So I was on the phone with my friend Joe Posnanski today, and we were talking about how the Home Run Derby the night before the All-Star Game is now way more popular than the All-Star Game itself.

Joe and the great Michael Schur take it upon themselves to fix the All-Star Game in an upcoming episode of The Poscast, a podcast you should most definitely listen to if you want to listen to two of America’s smartest and funniest people talk about baseball and peanut butter & jelly sandwiches, sometimes in that order.

Anyway, in the 10 seconds that it took Joe to explain how he and Mike fixed the All-Star Game — you’ll have to listen to the podcast to find out — I figured out how to fix the Pro Bowl.

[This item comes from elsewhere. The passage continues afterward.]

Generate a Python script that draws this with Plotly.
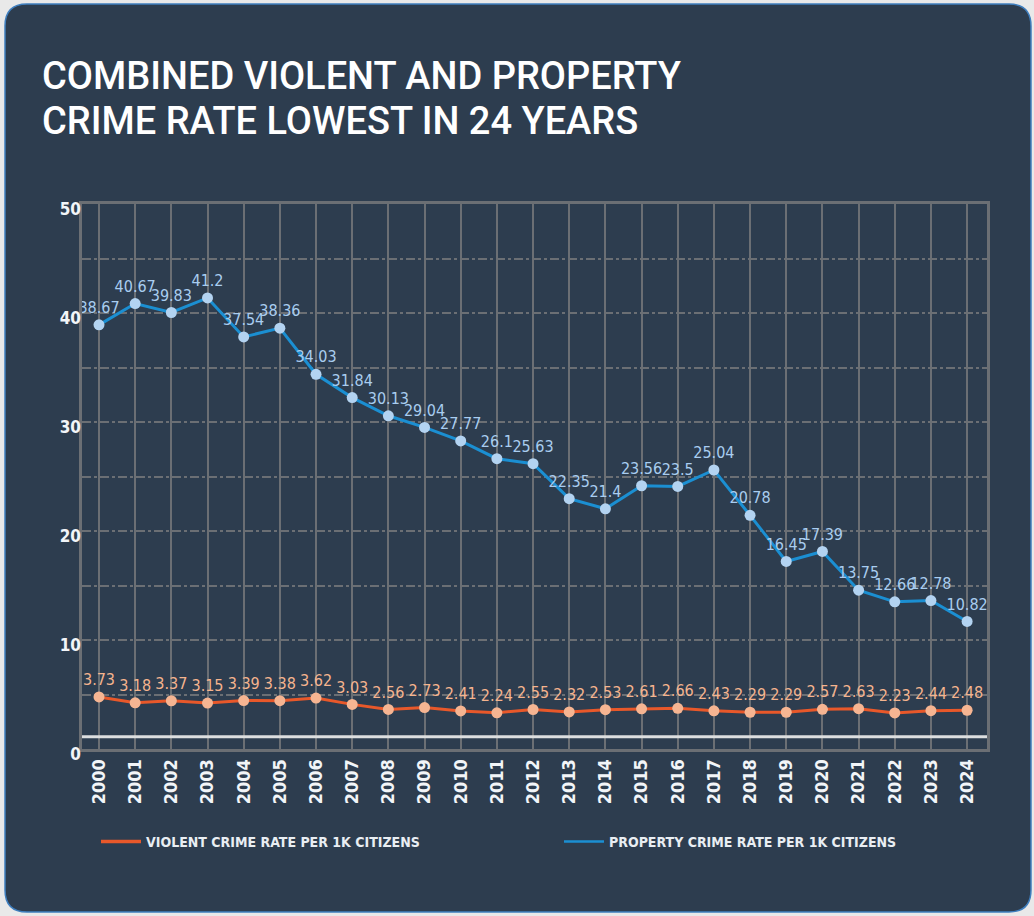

Look, nobody cares about the Pro Bowl. NFL players care about MAKING the Pro Bowl — it’s a huge honor, and most players have Pro Bowl bonuses written into their contracts. But nobody cares about the game itself. Players come up with random injuries to get out of playing (“Tom Brady announced today that he will miss the Pro Bowl with a Grade 3 paper cut”). Coaches treat it like a charity flag-football game (except for Bill Belichick, of course — read down to the Tony Gonzalez story). TV ratings have declined for six years in a row. The game still gets decent ratings, but anybody who watches the Pro Bowl all the way to the end is by definition way too interested in football. Or has money on the game, which is its own problem.

They have started a skills competition before the Pro Bowl, maybe in hopes of getting some of the shine of the Home Run Derby or the NBA’s dunk contest. But the Skills Showdown features stuff like a dodgeball game and a relay race. Nobody cares about those, either. And the NFL has the perfect skills competition sitting right in front of them.

Here’s how to fix the Pro Bowl:

Turn it into Punt, Pass and Kick.

You’ve seen Punt, Pass and Kick. They’ve been doing it since 1961 as a showcase for young people to show off their football skills. It couldn’t be simpler: You punt, you pass, you kick, they add up the distances, the highest score wins. Sometimes they’ll do it at halftime of an NFL game, and often it’s better than the game. It’s so cool to see some 60-pound third-grader fire a spiral halfway down the field. It’s also a great illustration of how kids get their growth spurts at different times, as you know if you’ve seen Andy Reid doing Punt, Pass and Kick at 13.

So bring all the Pro Bowlers together and let them have at it. Group them by position, and have the positional winners meet in the finals. Tell me you wouldn’t watch J.J. Watt try to throw a spiral down that little tape they string down the middle of the field. Tell me you wouldn’t watch Drew Brees get ticked off after shanking a punt. No injuries. Immense trash-talking potential. TV gold.

The Pro Bowl itself? Cancel it. Have a nice dinner, hand out the bonus checks and send everybody home. Except for the Punt, Pass and Kick winner. He goes to Disney World.